__Data provided__:
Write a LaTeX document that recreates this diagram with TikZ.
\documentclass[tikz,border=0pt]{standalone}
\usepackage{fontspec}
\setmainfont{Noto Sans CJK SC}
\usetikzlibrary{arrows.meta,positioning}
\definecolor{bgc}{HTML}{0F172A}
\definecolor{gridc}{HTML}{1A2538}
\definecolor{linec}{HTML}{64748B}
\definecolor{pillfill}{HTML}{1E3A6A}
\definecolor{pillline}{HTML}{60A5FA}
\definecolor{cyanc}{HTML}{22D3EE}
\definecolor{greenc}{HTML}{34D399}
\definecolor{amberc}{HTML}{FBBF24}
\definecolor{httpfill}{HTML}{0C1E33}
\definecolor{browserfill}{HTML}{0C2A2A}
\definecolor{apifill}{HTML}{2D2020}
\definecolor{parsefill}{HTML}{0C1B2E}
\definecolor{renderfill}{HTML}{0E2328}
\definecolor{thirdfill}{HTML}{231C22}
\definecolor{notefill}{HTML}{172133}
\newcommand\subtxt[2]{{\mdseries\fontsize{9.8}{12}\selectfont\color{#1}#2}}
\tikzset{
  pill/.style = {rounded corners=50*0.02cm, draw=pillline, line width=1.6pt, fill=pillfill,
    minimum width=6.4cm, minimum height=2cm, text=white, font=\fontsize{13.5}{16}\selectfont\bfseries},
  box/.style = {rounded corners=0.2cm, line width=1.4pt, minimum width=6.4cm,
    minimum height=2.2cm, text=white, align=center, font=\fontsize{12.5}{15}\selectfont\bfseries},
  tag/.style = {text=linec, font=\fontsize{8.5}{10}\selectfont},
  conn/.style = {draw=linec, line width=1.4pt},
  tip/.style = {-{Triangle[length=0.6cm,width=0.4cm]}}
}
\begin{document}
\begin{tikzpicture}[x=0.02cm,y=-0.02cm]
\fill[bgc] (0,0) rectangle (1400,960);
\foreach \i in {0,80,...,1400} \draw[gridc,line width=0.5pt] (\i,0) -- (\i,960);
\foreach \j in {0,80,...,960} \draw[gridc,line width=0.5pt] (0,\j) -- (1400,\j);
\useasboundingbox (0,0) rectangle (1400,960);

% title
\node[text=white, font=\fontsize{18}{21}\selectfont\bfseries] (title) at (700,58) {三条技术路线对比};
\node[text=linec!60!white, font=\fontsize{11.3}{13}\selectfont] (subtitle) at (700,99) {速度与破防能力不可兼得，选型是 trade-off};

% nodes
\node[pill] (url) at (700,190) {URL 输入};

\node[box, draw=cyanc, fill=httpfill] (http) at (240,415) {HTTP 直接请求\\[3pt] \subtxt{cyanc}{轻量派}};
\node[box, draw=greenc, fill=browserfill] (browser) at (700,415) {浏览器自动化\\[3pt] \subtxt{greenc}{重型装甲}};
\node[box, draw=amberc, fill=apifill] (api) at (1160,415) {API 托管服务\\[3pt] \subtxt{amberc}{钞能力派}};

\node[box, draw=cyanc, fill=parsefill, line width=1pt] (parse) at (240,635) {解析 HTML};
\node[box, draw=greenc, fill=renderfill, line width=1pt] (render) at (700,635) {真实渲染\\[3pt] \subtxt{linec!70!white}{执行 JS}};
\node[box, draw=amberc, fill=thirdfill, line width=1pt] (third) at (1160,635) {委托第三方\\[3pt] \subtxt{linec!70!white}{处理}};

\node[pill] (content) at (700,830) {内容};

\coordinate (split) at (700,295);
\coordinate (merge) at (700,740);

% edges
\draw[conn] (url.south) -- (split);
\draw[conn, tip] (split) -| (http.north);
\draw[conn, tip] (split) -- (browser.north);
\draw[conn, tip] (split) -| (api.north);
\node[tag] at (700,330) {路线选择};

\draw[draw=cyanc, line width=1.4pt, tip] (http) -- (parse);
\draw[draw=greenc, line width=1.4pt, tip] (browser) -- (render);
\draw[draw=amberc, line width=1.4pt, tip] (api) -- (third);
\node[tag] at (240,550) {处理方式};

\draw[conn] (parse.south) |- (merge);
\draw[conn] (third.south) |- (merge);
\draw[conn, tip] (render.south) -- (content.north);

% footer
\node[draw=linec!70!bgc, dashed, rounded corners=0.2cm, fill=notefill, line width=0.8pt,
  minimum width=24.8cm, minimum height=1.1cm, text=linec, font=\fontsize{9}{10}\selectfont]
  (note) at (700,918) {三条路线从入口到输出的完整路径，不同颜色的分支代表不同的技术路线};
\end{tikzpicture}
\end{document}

__Exercise brief__:
Extract all of the data exactly as written.

__The completed task__:
Write a LaTeX document that recreates this diagram with TikZ.
\documentclass[tikz,border=0pt]{standalone}
\usepackage{fontspec}
\setmainfont{Noto Sans CJK SC}
\usetikzlibrary{arrows.meta,positioning}
\definecolor{bgc}{HTML}{0F172A}
\definecolor{gridc}{HTML}{1A2538}
\definecolor{linec}{HTML}{64748B}
\definecolor{pillfill}{HTML}{1E3A6A}
\definecolor{pillline}{HTML}{60A5FA}
\definecolor{cyanc}{HTML}{22D3EE}
\definecolor{greenc}{HTML}{34D399}
\definecolor{amberc}{HTML}{FBBF24}
\definecolor{httpfill}{HTML}{0C1E33}
\definecolor{browserfill}{HTML}{0C2A2A}
\definecolor{apifill}{HTML}{2D2020}
\definecolor{parsefill}{HTML}{0C1B2E}
\definecolor{renderfill}{HTML}{0E2328}
\definecolor{thirdfill}{HTML}{231C22}
\definecolor{notefill}{HTML}{172133}
\newcommand\subtxt[2]{{\mdseries\fontsize{9.8}{12}\selectfont\color{#1}#2}}
\tikzset{
  pill/.style = {rounded corners=50*0.02cm, draw=pillline, line width=1.6pt, fill=pillfill,
    minimum width=6.4cm, minimum height=2cm, text=white, font=\fontsize{13.5}{16}\selectfont\bfseries},
  box/.style = {rounded corners=0.2cm, line width=1.4pt, minimum width=6.4cm,
    minimum height=2.2cm, text=white, align=center, font=\fontsize{12.5}{15}\selectfont\bfseries},
  tag/.style = {text=linec, font=\fontsize{8.5}{10}\selectfont},
  conn/.style = {draw=linec, line width=1.4pt},
  tip/.style = {-{Triangle[length=0.6cm,width=0.4cm]}}
}
\begin{document}
\begin{tikzpicture}[x=0.02cm,y=-0.02cm]
\fill[bgc] (0,0) rectangle (1400,960);
\foreach \i in {0,80,...,1400} \draw[gridc,line width=0.5pt] (\i,0) -- (\i,960);
\foreach \j in {0,80,...,960} \draw[gridc,line width=0.5pt] (0,\j) -- (1400,\j);
\useasboundingbox (0,0) rectangle (1400,960);

% title
\node[text=white, font=\fontsize{18}{21}\selectfont\bfseries] (title) at (700,58) {三条技术路线对比};
\node[text=linec!60!white, font=\fontsize{11.3}{13}\selectfont] (subtitle) at (700,99) {速度与破防能力不可兼得，选型是 trade-off};

% nodes
\node[pill] (url) at (700,190) {URL 输入};

\node[box, draw=cyanc, fill=httpfill] (http) at (240,415) {HTTP 直接请求\\[3pt] \subtxt{cyanc}{轻量派}};
\node[box, draw=greenc, fill=browserfill] (browser) at (700,415) {浏览器自动化\\[3pt] \subtxt{greenc}{重型装甲}};
\node[box, draw=amberc, fill=apifill] (api) at (1160,415) {API 托管服务\\[3pt] \subtxt{amberc}{钞能力派}};

\node[box, draw=cyanc, fill=parsefill, line width=1pt] (parse) at (240,635) {解析 HTML};
\node[box, draw=greenc, fill=renderfill, line width=1pt] (render) at (700,635) {真实渲染\\[3pt] \subtxt{linec!70!white}{执行 JS}};
\node[box, draw=amberc, fill=thirdfill, line width=1pt] (third) at (1160,635) {委托第三方\\[3pt] \subtxt{linec!70!white}{处理}};

\node[pill] (content) at (700,830) {内容};

\coordinate (split) at (700,295);
\coordinate (merge) at (700,740);

% edges
\draw[conn] (url.south) -- (split);
\draw[conn, tip] (split) -| (http.north);
\draw[conn, tip] (split) -- (browser.north);
\draw[conn, tip] (split) -| (api.north);
\node[tag] at (700,330) {路线选择};

\draw[draw=cyanc, line width=1.4pt, tip] (http) -- (parse);
\draw[draw=greenc, line width=1.4pt, tip] (browser) -- (render);
\draw[draw=amberc, line width=1.4pt, tip] (api) -- (third);
\node[tag] at (240,550) {处理方式};

\draw[conn] (parse.south) |- (merge);
\draw[conn] (third.south) |- (merge);
\draw[conn, tip] (render.south) -- (content.north);

% footer
\node[draw=linec!70!bgc, dashed, rounded corners=0.2cm, fill=notefill, line width=0.8pt,
  minimum width=24.8cm, minimum height=1.1cm, text=linec, font=\fontsize{9}{10}\selectfont]
  (note) at (700,918) {三条路线从入口到输出的完整路径，不同颜色的分支代表不同的技术路线};
\end{tikzpicture}
\end{document}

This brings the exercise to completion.